Fortunately, both income and estate taxes can be avoided by giving plan assets to charity at death. However, care must be taken to make the charitable organization(s) beneficiary(ies) of the plan directly, rather than allowing the plan assets to be included in one's estate. Since the administration of each plan varies according to the policies written into the plan, it is best to seek advice from your plan's administrator and experienced professional advisors when considering naming charities as beneficiaries of your qualified plan assets.
Please request that your plan's administrator include your name with the gift so that we are able to thank you.
A "lead trust" is the converse of a charitable remainder trust. In the lead trust, assets are put in trust for a specific period, either a lifetime or a predetermined number of years, after which the trust assets revert to the grantor (donor), family members, or other individuals. During that period, the earnings of the trust are paid to Lawrence. Thus, the charity's interest "leads" that of the remainder beneficiaries.
Although it is possible to secure an income tax deduction from a charitable lead trust, this vehicle is more commonly used because of its potential to effect substantial estate and/or gift tax savings, which can be greater than if the same assets were transferred to family members through a will or other type of trust. If heirs are to be recipients of the lead trust assets upon termination, a gift tax may be due initially. The amount subject to tax is, however, reduced by the value of Lawrence's charitable interest, which will substantially lower the tax liability.
A properly constructed lead trust can provide a further benefit in the donor's ability to channel to heirs all future appreciation of the assets placed in trust without diminution by gift or estate tax.

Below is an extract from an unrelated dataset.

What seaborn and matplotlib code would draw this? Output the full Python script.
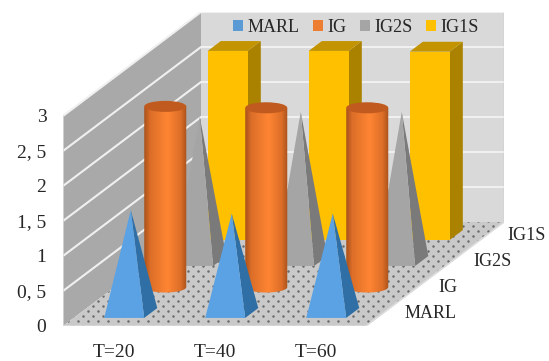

A charitable lead trust may be established with cash, bonds, securities, closely held stock, income-producing real estate, or partnership interests.
Billions of dollars of life insurance are in force nationwide, but not all policies continue to serve a useful purpose for their owners. For many individuals, a change in circumstances or the death of a beneficiary leaves them holding life insurance policies that may be a resource for philanthropy.
An outright contribution of a partnership interest, general or limited, could provide the donor with a valuable income tax deduction. Because gifts of partnership interests raise complicated tax and investment questions, it is important to discuss such gifts with qualified professional advisors.
The family limited partnership represents a way for a stock owner in a closely held corporation to arrange for the orderly transfer of stock to the next generation at substantial estate and gift tax savings. Because these arrangements raise complicated tax and investment questions, it is important to discuss such gifts with qualified professional advisors.